What the hotel gets right is that it doesn't try to compete with the neighborhood — it funnels you into it. Telok Ayer Street is a ten-minute education in Singapore's layered food culture. A Kok Sen, three blocks north on Keong Saik Road, does wok hei fried dishes that draw queues past 9 PM. For breakfast, the Maxwell Food Centre is a twelve-minute walk south, and the Tian Tian chicken rice stall there has been the subject of more arguments than any single plate of poached chicken deserves. Closer to the hotel, Burnt Ends — if you can get a reservation — does Australian-inflected barbecue that's become one of the city's most talked-about meals.

Telok Ayer is one of those Singapore streets that refuses to pick a decade — a fintech office next to a shrine, a specialty coffee roaster across from a clan association hall.

The honest thing: the corridors are narrow and the lift is small. If you're traveling with large luggage, you'll feel it. The hallways have a hushed, slightly dim quality — atmospheric if you're in the right mood, slightly claustrophobic if you're not. And the museum-lobby means check-in can feel a bit disorienting the first time; you're looking at artifacts and wondering if you've walked into the wrong building. You haven't. Keep going.

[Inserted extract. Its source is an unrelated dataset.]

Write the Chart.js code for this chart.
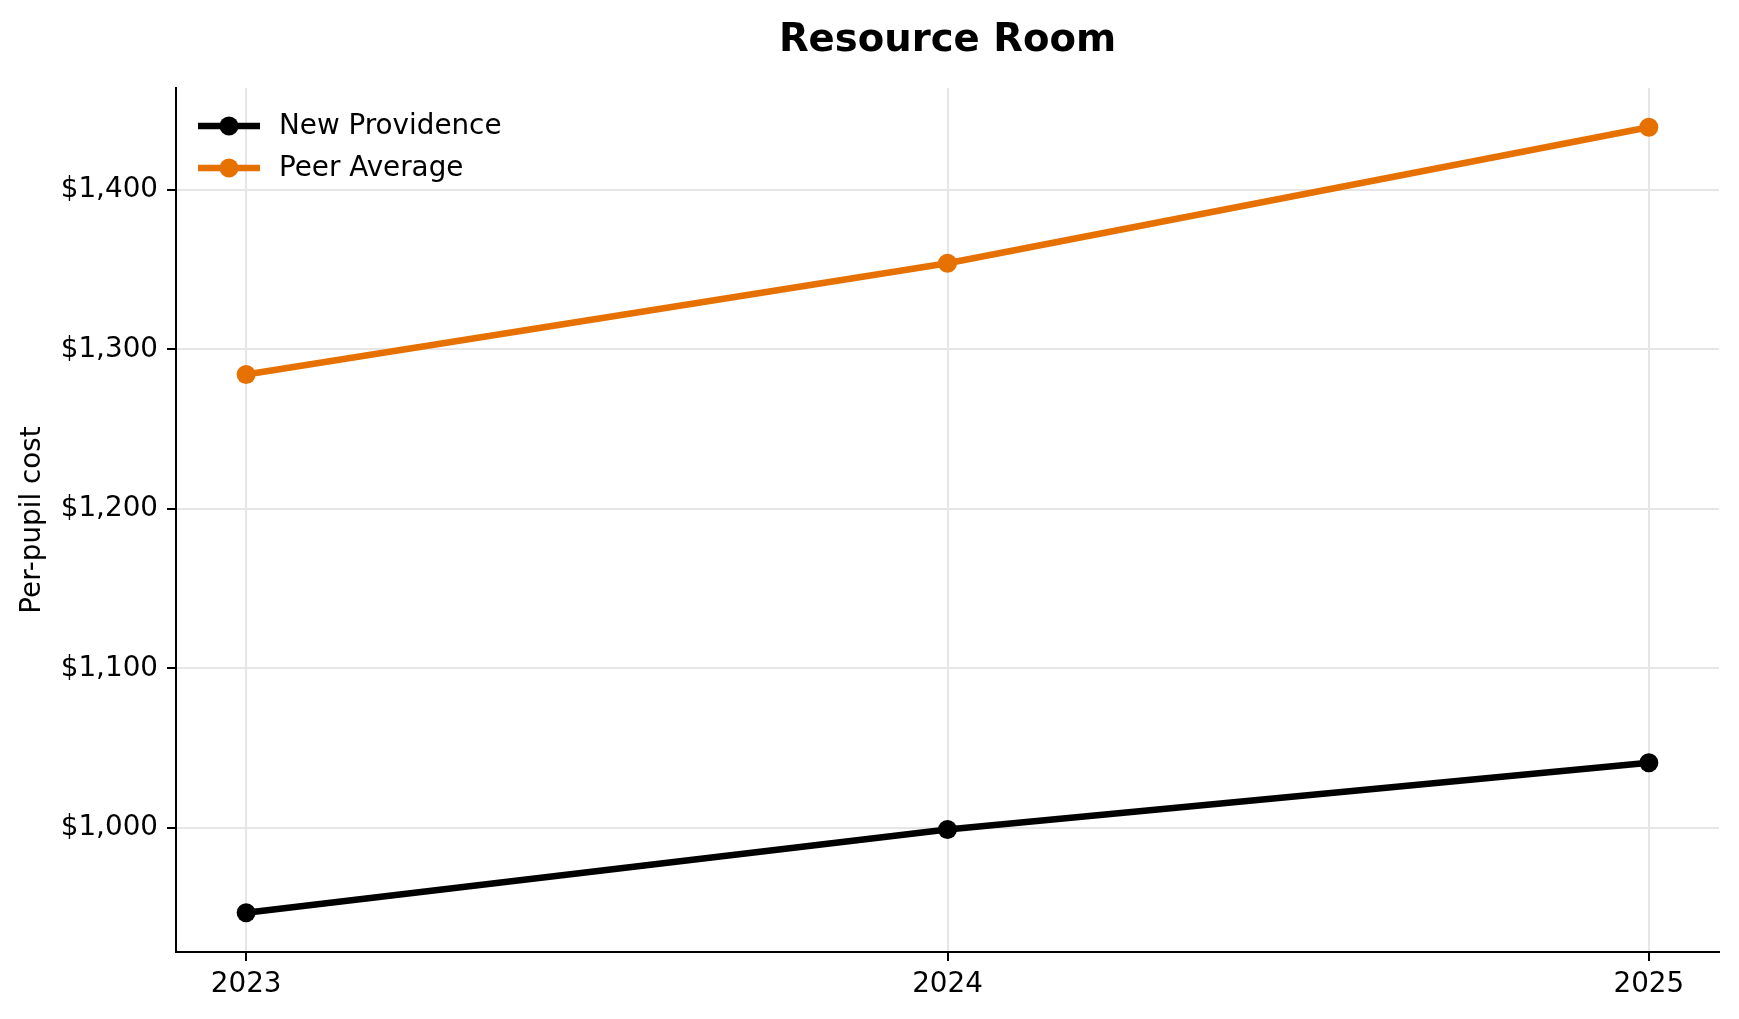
<!DOCTYPE html>
<html>
<head>
<meta charset="utf-8">
<title>Resource Room</title>
<script src="https://cdn.jsdelivr.net/npm/chart.js@4.4.0/dist/chart.umd.min.js"></script>
<style>
  html, body { margin: 0; padding: 0; background: #fff; }
  #wrap { width: 1739px; height: 1019px; position: relative; }
</style>
</head>
<body>
<div id="wrap"><canvas id="costChart"></canvas></div>
<script>
// values
const years = [2023, 2024, 2025];
const newProvidence = [946.7, 998.9, 1040.8];
const peerAverage = [1284.3, 1354.0, 1439.3];
const yTicks = [1000, 1100, 1200, 1300, 1400];
const xRange = [2022.9, 2025.1];
const yRange = [922.1, 1463.9];

const FONT = '"DejaVu Sans", "Noto Sans", sans-serif';
const tickFont = { family: FONT, size: 27.8 };

// legend drawn inside the plot, top-left, line + marker like matplotlib
const insideLegend = {
  id: 'insideLegend',
  afterDatasetsDraw(chart) {
    const ctx = chart.ctx;
    const area = chart.chartArea;
    ctx.save();
    ctx.font = '27.8px ' + FONT;
    ctx.textBaseline = 'middle';
    chart.data.datasets.forEach(function (ds, i) {
      const y = area.top + 38 + i * 42;
      const x0 = area.left + 22;
      ctx.strokeStyle = ds.borderColor;
      ctx.lineWidth = ds.borderWidth;
      ctx.beginPath();
      ctx.moveTo(x0, y);
      ctx.lineTo(x0 + 62, y);
      ctx.stroke();
      ctx.fillStyle = ds.borderColor;
      ctx.beginPath();
      ctx.arc(x0 + 31, y, ds.pointRadius, 0, Math.PI * 2);
      ctx.fill();
      ctx.fillStyle = '#000';
      ctx.fillText(ds.label, area.left + 103, y + 1);
    });
    ctx.restore();
  }
};

function toPoints(vals) {
  return years.map((yr, i) => ({ x: yr, y: vals[i] }));
}

new Chart(document.getElementById('costChart'), {
  type: 'line',
  data: {
    datasets: [
      {
        label: 'New Providence',
        data: toPoints(newProvidence),
        borderColor: '#000000',
        backgroundColor: '#000000',
        borderWidth: 6.5,
        pointRadius: 9.5,
        pointBorderWidth: 0,
        pointBackgroundColor: '#000000',
        tension: 0
      },
      {
        label: 'Peer Average',
        data: toPoints(peerAverage),
        borderColor: '#e67100',
        backgroundColor: '#e67100',
        borderWidth: 6.5,
        pointRadius: 9.5,
        pointBorderWidth: 0,
        pointBackgroundColor: '#e67100',
        tension: 0
      }
    ]
  },
  options: {
    responsive: true,
    maintainAspectRatio: false,
    devicePixelRatio: 1,
    animation: false,
    layout: { padding: { left: 0, right: 20, top: 0, bottom: 20 } },
    plugins: {
      legend: { display: false },
      tooltip: { enabled: false },
      title: {
        display: true,
        text: 'Resource Room',
        fullSize: false,
        color: '#000',
        font: { family: FONT, size: 38.6, weight: 'bold' },
        padding: { top: 17.5, bottom: 24.2 }
      }
    },
    scales: {
      x: {
        type: 'linear',
        min: xRange[0],
        max: xRange[1],
        afterBuildTicks: function (s) { s.ticks = years.map(v => ({ value: v })); },
        afterFit: function (s) { s.height = 47; },
        ticks: {
          callback: v => String(v),
          color: '#000',
          font: tickFont,
          padding: 7.5,
          maxRotation: 0,
          autoSkip: false
        },
        grid: { color: '#e6e6e6', lineWidth: 2, tickColor: '#000', tickWidth: 2, tickLength: 9 },
        border: { color: '#000', width: 2 }
      },
      y: {
        min: yRange[0],
        max: yRange[1],
        afterBuildTicks: function (s) { s.ticks = yTicks.map(v => ({ value: v })); },
        afterFit: function (s) { s.width = 176; },
        ticks: {
          callback: v => '$' + v.toLocaleString('en-US'),
          color: '#000',
          font: tickFont,
          padding: 9
        },
        grid: { color: '#e6e6e6', lineWidth: 2, tickColor: '#000', tickWidth: 2, tickLength: 9 },
        border: { color: '#000', width: 2 },
        title: {
          display: true,
          text: 'Per-pupil cost',
          color: '#000',
          font: tickFont,
          padding: { top: 16, bottom: 0 }
        }
      }
    }
  },
  plugins: [insideLegend]
});
</script>
</body>
</html>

One detail that has no business being memorable but is: there's a framed photograph near the museum entrance of a group of men sitting on the temple steps in the 1930s, all wearing white undershirts, all looking directly at the camera with an expression that can only be described as profoundly unbothered. I stood in front of it for longer than I'd like to admit, trying to figure out what they were waiting for. I never did.

Walking out the door

Leaving on the last morning, Telok Ayer looks different than it did when you arrived. The joss stick smoke is thinner in the early light. A man is arranging oranges on a shrine shelf outside the temple next door with the focus of someone solving a math problem. The Telok Ayer MRT station is a two-minute walk — Downtown Line, which connects you to Bayfront for Marina Bay Sands and Botanic Gardens in under twenty minutes. But the thing you'll tell someone about this street isn't the transit connections. It's the incense, the kopitiam aunties, the fact that your hotel lobby was a temple before Singapore was a country.

Rooms at AMOY start around US$157 a night, which in Singapore's Chinatown — with the complimentary minibar, the Nespresso, and the fact that you're sleeping inside a building with nearly two hundred years of stories soaked into its walls — feels like a fair exchange.